Sunday, April 4, 2010


I did this piece for today's Los Angeles Times. Lola Di Giulio De Maci wrote the delightful short story about rainbows. Each image brings its own challenges (this one: how not to be too "sweet" or cliched with an image of a rainbow). The LA Times' pieces also get printed on newsprint, which can significantly alter the colors and contrast of an image. I've tried to compensate with each of the pieces I've done for them, but I think this one reproduced the best so far. Any advice is most welcome!

1 comment:

Lisa said...

Because Newspapers are printed on very absorbent paper and no coating, they use a screen ruling (the dot pattern you see to represent continuous tone) that is very course. For example, newspapers use a screen ruling of 65 to 85 dots per inch, whereas a magazine might use 133 at the low end of quality to 250 dots per inch at the higher quality end because the paper can handle keeping a really fine dot without spreading or not having enough ink.

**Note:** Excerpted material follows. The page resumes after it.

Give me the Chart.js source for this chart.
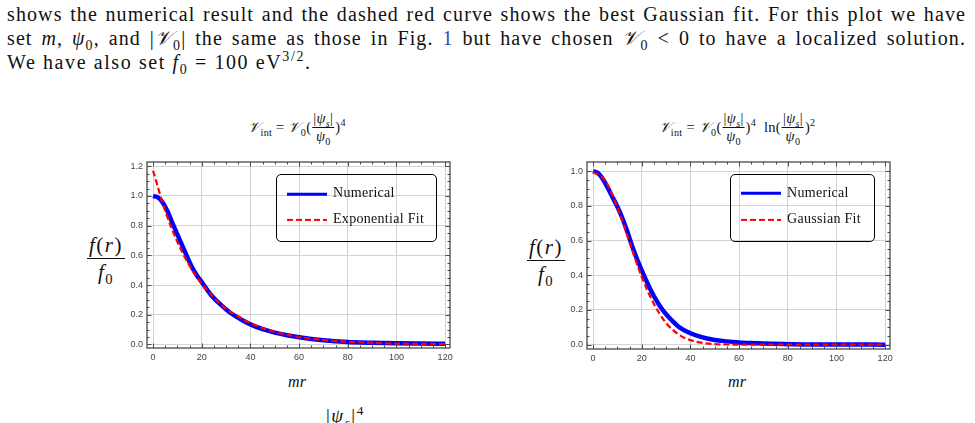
<!DOCTYPE html>
<html>
<head>
<meta charset="utf-8">
<script src="https://cdn.jsdelivr.net/npm/chart.js@4.4.0/dist/chart.umd.min.js"></script>
<style>
    body { margin: 0; width: 975px; height: 423px; overflow: hidden; background: #fff; position: relative; font-family: 'Liberation Serif', serif; color: #111; }
    .line { position: absolute; left: 7px; width: 959px; font-size: 20px; letter-spacing: 1.1px; line-height: 24px; white-space: nowrap; }
    .just { text-align: justify; text-align-last: justify; white-space: normal; }
    .link { color: #3344bb; }
    canvas { position: absolute; }
    .title { position: absolute; font-size: 14.5px; letter-spacing: 0.3px; white-space: nowrap; transform: translateX(-50%); display: flex; align-items: center; }
    .frac { display: inline-flex; flex-direction: column; align-items: center; margin: 0 1px; }
    .frac > span:first-child { border-bottom: 0.8px solid #111; padding: 0 1px; }
    .ylab { position: absolute; font-size: 21px; letter-spacing: 1.5px; font-style: italic; }
    .ylab .frac > span:first-child { border-bottom: 1px solid #111; padding: 0 2px 0; }
    .ylab .frac > span:last-child { padding-top: 1px; }
    .xlab { position: absolute; font-size: 16px; font-style: italic; transform: translateX(-50%); }
    .legend { position: absolute; border: 1.3px solid #000; border-radius: 5px; box-sizing: border-box; }
    .legend .item { position: absolute; left: 56px; font-size: 14px; letter-spacing: 0.3px; transform: translateY(-50%); white-space: nowrap; }
    .legend .solid { position: absolute; left: 10px; width: 40px; height: 2.5px; background: #0000ff; transform: translateY(-50%); }
    .legend .dash { position: absolute; left: 10px; width: 40px; height: 2.2px; background: repeating-linear-gradient(90deg, #ff0000 0 6px, transparent 6px 9px); transform: translateY(-50%); }
    sub, sup { font-size: 70%; line-height: 0; }
</style>
</head>
<body>
<div class="line just" style="top:2px">shows the numerical result and the dashed red curve shows the best Gaussian fit. For this plot we have</div>
<div class="line just" style="top:26px">set <i>m</i>, <i>ψ</i><sub>0</sub>, and |<i>𝒱</i><sub>0</sub>| the same as those in Fig. <span class="link">1</span> but have chosen <i>𝒱</i><sub>0</sub> &lt; 0 to have a localized solution.</div>
<div class="line" style="top:50px;letter-spacing:1.6px">We have also set <i>f</i><sub>0</sub> = 100 eV<sup>3/2</sup>.</div>

<div class="title" style="left:297px;top:110px"><span><i>𝒱</i><sub>int</sub> = <i>𝒱</i><sub>0</sub>(</span><span class="frac"><span>|<i>ψ<sub>s</sub></i>|</span><span><i>ψ</i><sub>0</sub></span></span><span>)<sup>4</sup></span></div>
<div class="title" style="left:737px;top:110px"><span><i>𝒱</i><sub>int</sub> = <i>𝒱</i><sub>0</sub>(</span><span class="frac"><span>|<i>ψ<sub>s</sub></i>|</span><span><i>ψ</i><sub>0</sub></span></span><span>)<sup>4</sup>&nbsp;&nbsp;ln(</span><span class="frac"><span>|<i>ψ<sub>s</sub></i>|</span><span><i>ψ</i><sub>0</sub></span></span><span>)<sup>2</sup></span></div>

<div class="ylab" style="left:86px;top:233px"><span class="frac"><span>f</span><span>f</span></span></div>
<div class="ylab" style="left:526px;top:235px"><span class="frac"><span>f</span><span>f</span></span></div>

<canvas id="leftChart" width="360" height="220" style="left:100px;top:150px"></canvas>
<canvas id="rightChart" width="360" height="220" style="left:540px;top:150px"></canvas>

<div class="legend" style="left:276px;top:174px;width:161px;height:68px">
    <div class="solid" style="top:19px"></div><div class="item" style="top:18px">Numerical</div>
    <div class="dash" style="top:45px"></div><div class="item" style="top:44px">Exponential Fit</div>
</div>
<div class="legend" style="left:730px;top:174px;width:145px;height:68px">
    <div class="solid" style="top:18px"></div><div class="item" style="top:18px">Numerical</div>
    <div class="dash" style="top:45px"></div><div class="item" style="top:44px">Gaussian Fit</div>
</div>

<div class="xlab" style="left:297px;top:373px">mr</div>
<div class="xlab" style="left:737px;top:373px">mr</div>
<div style="position:absolute;left:326px;top:405px;font-size:19px;letter-spacing:1.5px">|<i>ψ<sub>s</sub></i>|<sup>4</sup></div>

<script>
// tick labels
const xTicks = [0, 20, 40, 60, 80, 100, 120];
const yTicksLeft = [0, 0.2, 0.4, 0.6, 0.8, 1.0, 1.2];
const yTicksRight = [0, 0.2, 0.4, 0.6, 0.8, 1.0];

// left panel: V0 (|psi|/psi0)^4
const leftNumX = [0, 2, 4, 6, 8, 10, 12, 14, 16, 18, 20, 24, 28, 32, 36, 40, 45, 50, 55, 60, 70, 80, 90, 100, 110, 120];
const leftNumY = [1.0, 0.99, 0.955, 0.895, 0.815, 0.74, 0.665, 0.59, 0.52, 0.465, 0.42, 0.33, 0.265, 0.21, 0.17, 0.135, 0.103, 0.08, 0.062, 0.048, 0.028, 0.016, 0.011, 0.008, 0.006, 0.005];
const leftFitX = [0, 5, 10, 15, 20, 25, 30, 35, 40, 45, 50, 60, 70, 80, 90, 100, 110, 120];
const leftFitY = [1.17, 0.898, 0.69, 0.53, 0.41, 0.315, 0.24, 0.188, 0.144, 0.11, 0.085, 0.05, 0.03, 0.018, 0.011, 0.006, 0.004, 0.002];

// right panel: V0 (|psi|/psi0)^4 ln(|psi|/psi0)^2
const rightNumX = [0, 2, 4, 6, 8, 10, 12, 14, 16, 18, 20, 22, 24, 26, 28, 30, 32, 35, 40, 45, 50, 55, 60, 65, 70, 80, 90, 100, 120];
const rightNumY = [1.0, 0.99, 0.955, 0.905, 0.85, 0.795, 0.73, 0.655, 0.57, 0.495, 0.428, 0.365, 0.306, 0.255, 0.211, 0.175, 0.145, 0.105, 0.066, 0.042, 0.027, 0.019, 0.013, 0.009, 0.006, 0.003, 0.001, 0.001, 0.0];
const rightFitX = [0, 5, 10, 15, 20, 25, 30, 35, 40, 45, 50, 55, 60, 80, 100, 120];
const rightFitY = [0.995, 0.945, 0.79, 0.59, 0.39, 0.235, 0.125, 0.06, 0.026, 0.01, 0.003, 0.001, 0.0, 0.0, 0.0, 0.0];

const pts = (xs, ys) => xs.map((x, i) => ({ x: x, y: ys[i] }));

// frame with inward major/minor ticks on all four sides
const frameTicks = {
    id: 'frameTicks',
    afterDraw(chart) {
        const { ctx, chartArea: a, scales: { x, y } } = chart;
        ctx.save();
        ctx.strokeStyle = '#4a4a4a';
        ctx.lineWidth = 1;
        const xs = chart.options.scales.x.ticksList;
        const ys = chart.options.scales.y.ticksList;
        const tick = (px, len, vertical) => {
            ctx.beginPath();
            if (vertical) {
                ctx.moveTo(px, a.bottom); ctx.lineTo(px, a.bottom - len);
                ctx.moveTo(px, a.top); ctx.lineTo(px, a.top + len);
            } else {
                ctx.moveTo(a.left, px); ctx.lineTo(a.left + len, px);
                ctx.moveTo(a.right, px); ctx.lineTo(a.right - len, px);
            }
            ctx.stroke();
        };
        for (let i = 0; i < xs.length; i++) {
            tick(Math.round(x.getPixelForValue(xs[i])) + 0.5, 4.5, true);
            if (i < xs.length - 1) {
                const step = (xs[i + 1] - xs[i]) / 4;
                for (let k = 1; k < 4; k++) tick(Math.round(x.getPixelForValue(xs[i] + k * step)) + 0.5, 2.5, true);
            }
        }
        for (let i = 0; i < ys.length; i++) {
            tick(Math.round(y.getPixelForValue(ys[i])) + 0.5, 4.5, false);
            if (i < ys.length - 1) {
                const step = (ys[i + 1] - ys[i]) / 4;
                for (let k = 1; k < 4; k++) tick(Math.round(y.getPixelForValue(ys[i] + k * step)) + 0.5, 2.5, false);
            }
        }
        ctx.lineWidth = 1.3;
        ctx.strokeRect(a.left, a.top, a.right - a.left, a.bottom - a.top);
        ctx.restore();
    }
};

function makeChart(id, numX, numY, fitX, fitY, yTicks, yMin, yMax, padTop, xHeight) {
    return new Chart(document.getElementById(id), {
        type: 'line',
        data: {
            datasets: [
                {
                    label: 'Fit',
                    data: pts(fitX, fitY),
                    borderColor: '#ff0000',
                    borderWidth: 2.2,
                    borderDash: [6, 3],
                    pointRadius: 0,
                    cubicInterpolationMode: 'monotone',
                    fill: false
                },
                {
                    label: 'Numerical',
                    data: pts(numX, numY),
                    borderColor: '#0000ff',
                    borderWidth: 4.5,
                    pointRadius: 0,
                    cubicInterpolationMode: 'monotone',
                    fill: false
                }
            ]
        },
        options: {
            responsive: false,
            animation: false,
            layout: { padding: { top: padTop, right: 10, left: 0, bottom: 0 } },
            plugins: { legend: { display: false }, tooltip: { enabled: false } },
            scales: {
                x: {
                    type: 'linear',
                    min: -2.5,
                    max: 122,
                    ticksList: xTicks,
                    afterBuildTicks: s => { s.ticks = xTicks.map(v => ({ value: v })); },
                    afterFit: s => { s.height = xHeight; },
                    grid: { color: '#d2d2d2', drawTicks: false },
                    border: { display: false },
                    ticks: { color: '#444', font: { family: 'Liberation Sans', size: 9 }, padding: 4, maxRotation: 0, callback: v => v }
                },
                y: {
                    type: 'linear',
                    min: yMin,
                    max: yMax,
                    ticksList: yTicks,
                    afterBuildTicks: s => { s.ticks = yTicks.map(v => ({ value: v })); },
                    afterFit: s => { s.width = 47; },
                    grid: { color: '#d2d2d2', drawTicks: false },
                    border: { display: false },
                    ticks: { color: '#444', font: { family: 'Liberation Sans', size: 9 }, padding: 4, callback: v => v.toFixed(1) }
                }
            }
        },
        plugins: [frameTicks]
    });
}

makeChart('leftChart', leftNumX, leftNumY, leftFitX, leftFitY, yTicksLeft, -0.024, 1.229, 12, 22);
makeChart('rightChart', rightNumX, rightNumY, rightFitX, rightFitY, yTicksRight, -0.025, 1.053, 12, 21);

// fill in the y-axis label fractions f(r) / f0
document.querySelectorAll('.ylab .frac').forEach(el => {
    el.children[0].innerHTML = 'f<span style="font-style:normal">(</span>r<span style="font-style:normal">)</span>';
    el.children[1].innerHTML = 'f<sub style="font-style:normal">0</sub>';
});
</script>
</body>
</html>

The courser screen ruling for newspaper means that the lowest screen (or grey value) that can be done and not break up or disappear is 10%. The highest screen (or grey value) before spreading and becoming all black is 80 to 90%. So all those subtle tones you include at the dark or light ends of the value range will become either solid or have no ink at all. Make sure your whites are solid white, black or dark colors are solid, and that any values next to white or black will have a dot pattern of at least what is mentioned above. This also means any screens of the four process ink colors should also start at 10% and go up to 80 or 90%. You can check with the printer or art director to work with them, maybe testing out some color patches.